◆ REQUIRED WORK
Copy out each line featuring the string "this" from the entries beneath.

◆ AVAILABLE RECORDS

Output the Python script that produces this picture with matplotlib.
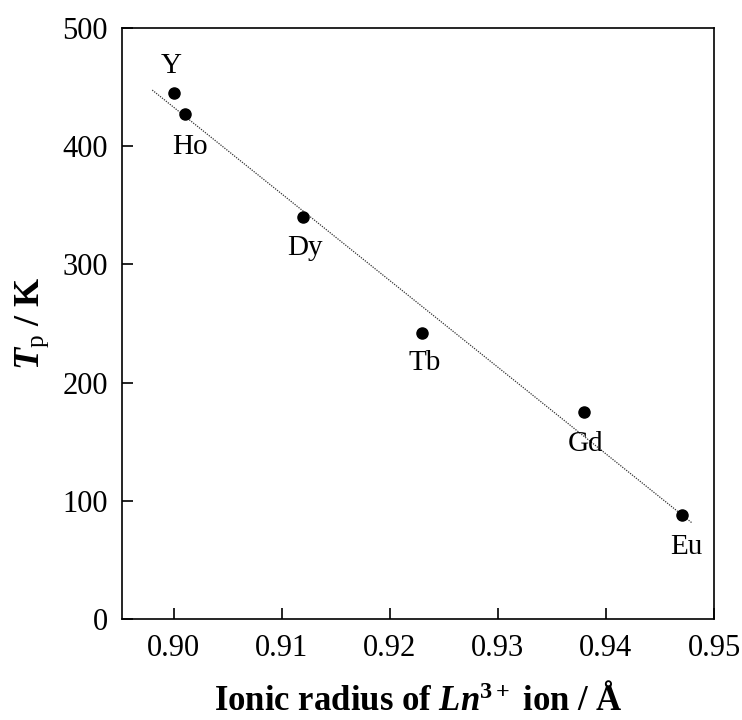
import matplotlib
matplotlib.use("Agg")
import matplotlib.pyplot as plt

plt.rcParams['font.family'] = ['Liberation Serif', 'DejaVu Serif']
plt.rcParams['mathtext.fontset'] = 'custom'
plt.rcParams['mathtext.rm'] = 'Liberation Serif'
plt.rcParams['mathtext.it'] = 'Liberation Serif:italic'
plt.rcParams['mathtext.bf'] = 'Liberation Serif:bold'
plt.rcParams['mathtext.bfit'] = 'Liberation Serif:italic:bold'

# Data
elements = ['Y', 'Ho', 'Dy', 'Tb', 'Gd', 'Eu']
radius = [0.900, 0.901, 0.912, 0.923, 0.938, 0.947]
tp = [445, 427, 340, 242, 175, 88]
fit_x = [0.898, 0.948]
fit_y = [447.5, 81]
xticks = [0.90, 0.91, 0.92, 0.93, 0.94, 0.95]
xtick_labels = ['0.90', '0.91', '0.92', '0.93', '0.94', '0.95']
yticks = [0, 100, 200, 300, 400, 500]

# label offsets in data units (dx, dy)
label_offsets = {'Y': (-0.0002, 23), 'Ho': (0.00045, -28), 'Dy': (0.00015, -26),
                 'Tb': (0.0002, -25), 'Gd': (0.0001, -27), 'Eu': (0.0004, -27)}

fig = plt.figure(figsize=(7.42, 7.2), dpi=100)
ax = fig.add_axes([0.1644, 0.1403, 0.7979, 0.8208])

ax.plot(fit_x, fit_y, linestyle=(0, (1, 1)), color='#333333', linewidth=0.9)
ax.plot(radius, tp, 'o', color='black', markersize=8)

for el, x, y in zip(elements, radius, tp):
    dx, dy = label_offsets[el]
    ax.text(x + dx, y + dy, el, ha='center', va='center', fontsize=21)

ax.set_xlim(0.8952, 0.95)
ax.set_ylim(0, 500)
ax.set_xticks(xticks)
ax.set_xticklabels(xtick_labels)
ax.set_yticks(yticks)
ax.tick_params(direction='in', length=8, width=1.2, labelsize=22)
ax.tick_params(axis='x', pad=11)
ax.tick_params(axis='y', pad=10)
for s in ax.spines.values():
    s.set_linewidth(1.2)

ax.set_xlabel(r'Ionic radius of $\mathbfit{Ln}^{\mathbf{3+}}$ ion / Å',
              fontsize=25, fontweight='bold', labelpad=15)
ax.set_ylabel(r'$\mathbfit{T}_{\mathrm{p}}$ / K', fontsize=26, fontweight='bold', labelpad=8)

fig.savefig('out.png', dpi=100)
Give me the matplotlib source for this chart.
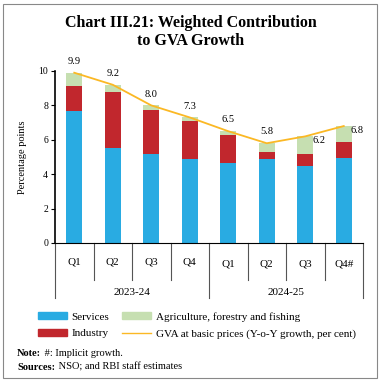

◆ EXERCISE SOLUTION
Output the Python script that produces this picture with matplotlib.
Give me the matplotlib source for this chart.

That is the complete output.